The AT&T Theater in Dallas is really state of the art. The orchestra’s dressing rooms are well lit and very roomy; the orchestra pit is really spacious as well, it’s almost as big as the stage! Yet the theater’s most remarkable feature is its ceiling, which has dozens of lights hanging from it, reminiscent of a canopy of twinkling stars in the midnight sky. I feel carefree and serene, as if I were playing my violin by tranquil starlight.
The audience here was especially enthusiastic. During intermission, a couple sitting in the first row poked their heads into the orchestra pit and told our principal violinist, “Your performance is ever so nice. We’re enjoying ourselves immensely.” Another time, as we were waving goodbye during our curtain call, I saw a man give us a big thumbs up and shout excitedly, “Five stars! A five-star performance!”
But the most memorable episode was when a young girl came over to the orchestra pit during intermission. She looked to be about only six or seven years old, but had an astute air about her, determinedly pulling her mother’s hand toward us. Her voice was sweet and clear. “Look, this is the clarinet and that’s the flute,” she explained to her mother, “Wow, there’s an oboe over here! And the violins are on the left, so I’m guessing the violas are on the right and the cellos are behind them.”

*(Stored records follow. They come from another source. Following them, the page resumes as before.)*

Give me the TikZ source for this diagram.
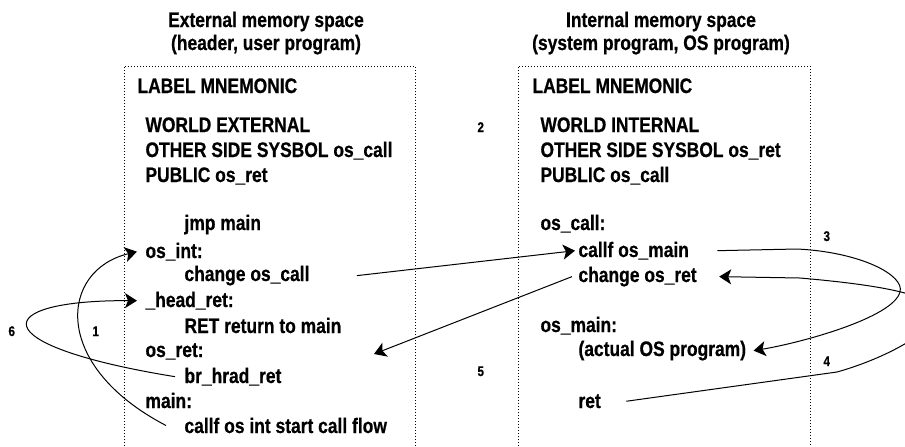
\documentclass[tikz,border=0pt]{standalone}
\usepackage{fontspec}
\setmainfont{Liberation Sans}[FakeStretch=0.83, BoldFeatures={FakeBold=0.6}]
\usetikzlibrary{arrows.meta}
\begin{document}
\begin{tikzpicture}[
    x=0.5pt, y=-0.5pt,
    line width=0.5pt,
    code/.style={anchor=base west, inner sep=0pt, font=\fontsize{10.5}{12}\selectfont\bfseries},
    title/.style={anchor=base, inner sep=0pt, font=\fontsize{10.5}{12}\selectfont\bfseries},
    num/.style={anchor=base west, inner sep=0pt, font=\fontsize{7}{8}\selectfont\bfseries},
    space/.style={dash pattern=on 0.5pt off 1pt},
    flow/.style={-{Stealth[length=6pt, width=7.5pt, inset=1.5pt]}},
]
\useasboundingbox (0,0) rectangle (905,446);
\clip (0,0) rectangle (905,446);

% Titles
\node[title] (exttitle) at (266,27) {External memory space};
\node[title] (extsub) at (266,50) {(header, user program)};
\node[title] (inttitle) at (661,27) {Internal memory space};
\node[title] (intsub) at (661,50) {(system program, OS program)};

% Memory spaces
\draw[space] (124,446) -- (124,66) -- (415,66) -- (415,446);
\draw[space] (518,446) -- (518,66) -- (810,66) -- (810,446);

% External program
\node[code] (extlabel) at (137,93) {LABEL MNEMONIC};
\node[code] (extworld) at (145,132) {WORLD EXTERNAL};
\node[code] (extother) at (145,157) {OTHER SIDE SYSBOL os\_call};
\node[code] (extpublic) at (145,182) {PUBLIC os\_ret};
\node[code] (jmpmain) at (184,230) {jmp main};
\node[code] (osint) at (145,258) {os\_int:};
\node[code] (chcall) at (184,281) {change os\_call};
\node[code] (headret) at (145,307) {\_head\_ret:};
\node[code] (retmain) at (184,333) {RET return to main};
\node[code] (osret) at (145,357) {os\_ret:};
\node[code] (brret) at (184,383) {br\_hrad\_ret};
\node[code] (mainlbl) at (145,408) {main:};
\node[code] (callfint) at (184,433) {callf os int start call flow};

% Internal program
\node[code] (intlabel) at (532,93) {LABEL MNEMONIC};
\node[code] (intworld) at (540,132) {WORLD INTERNAL};
\node[code] (intother) at (540,157) {OTHER SIDE SYSBOL os\_ret};
\node[code] (intpublic) at (540,182) {PUBLIC os\_call};
\node[code] (oscall) at (540,230) {os\_call:};
\node[code] (callfmain) at (578,257) {callf os\_main};
\node[code] (chret) at (578,282) {change os\_ret};
\node[code] (osmain) at (540,332) {os\_main:};
\node[code] (actual) at (578,356) {(actual OS program)};
\node[code] (ret) at (578,408) {ret};

% Step numbers
\node[num] (n1) at (92,336) {1};
\node[num] (n2) at (477,132) {2};
\node[num] (n3) at (823,241) {3};
\node[num] (n4) at (823,366) {4};
\node[num] (n5) at (477,376) {5};
\node[num] (n6) at (8,336) {6};

\coordinate (toret) at (374,354);

% Call flow
\draw[flow] ([xshift=-9pt]callfint.west) .. controls (50,365) and (60,270) .. ([xshift=-4pt]osint.west);
\draw[flow] ([xshift=23.5pt]chcall.east) -- ([xshift=-1.5pt]callfmain.west);
\draw[flow] ([xshift=14pt]callfmain.east) -- (797,249) .. controls (860,252) and (905,275) .. (900,292) .. controls (893,318) and (800,343) .. ([xshift=3.5pt]actual.east);
\draw[flow] ([xshift=12.5pt]ret.east) -- (837,372) .. controls (880,360) and (930,335) .. (935,315) .. controls (940,295) and (880,285) .. (800,278) -- ([xshift=11pt]chret.east);
\draw[flow] ([xshift=-3pt]chret.west) -- (toret);
\draw[flow] ([xshift=-4.5pt]brret.west) .. controls (-20,345) and (-10,300) .. ([xshift=-4pt]headret.west);
\end{tikzpicture}
\end{document}
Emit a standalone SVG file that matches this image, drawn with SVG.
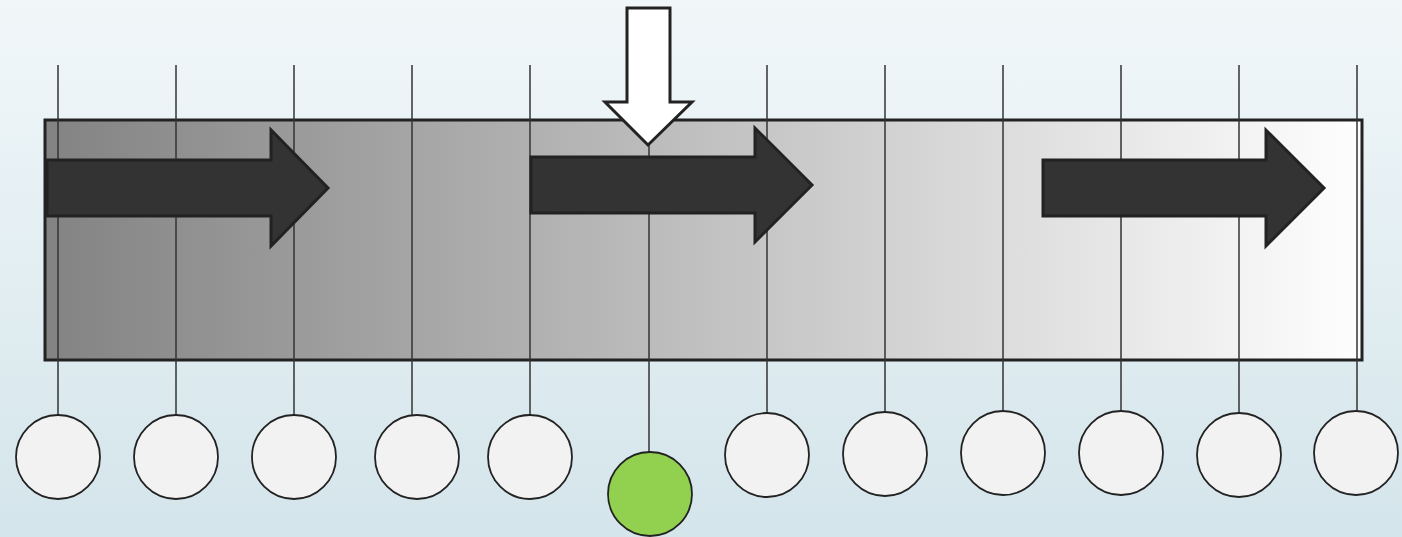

Hearing her words, I couldn’t help but smile. She was so young, yet she already knew so much about the orchestra. I predicted that this little girl would someday become an orchestra member like me. She reminded me of myself as a young violinist.
I remember when I was little, my neighbor, who was the same age as me, attended a concert with his parents. It was his first encounter with the musical world, and he immediately fell in love with the violin. My neighbor didn’t even know the name of this instrument, only that each musician held a stick-like gadget. And so he cried to his parents: “I want to learn how to play that stick-instrument! I want to learn that!”
Consequently, his mother and father contacted many other parents in the neighborhood to inquire if they were interested in having their children learn the violin. When my parents asked me, I thought “stick-instrument” sounded like a cool, thrilling weapon from a kung fu movie and readily agreed. Just like this, I began my journey as a violinist…
Tomorrow we will have our first Houston performance. I hope I will be able to deliver more melodious music to the audience through my “stick-instrument” so they can truly experience the splendor of traditional Chinese culture.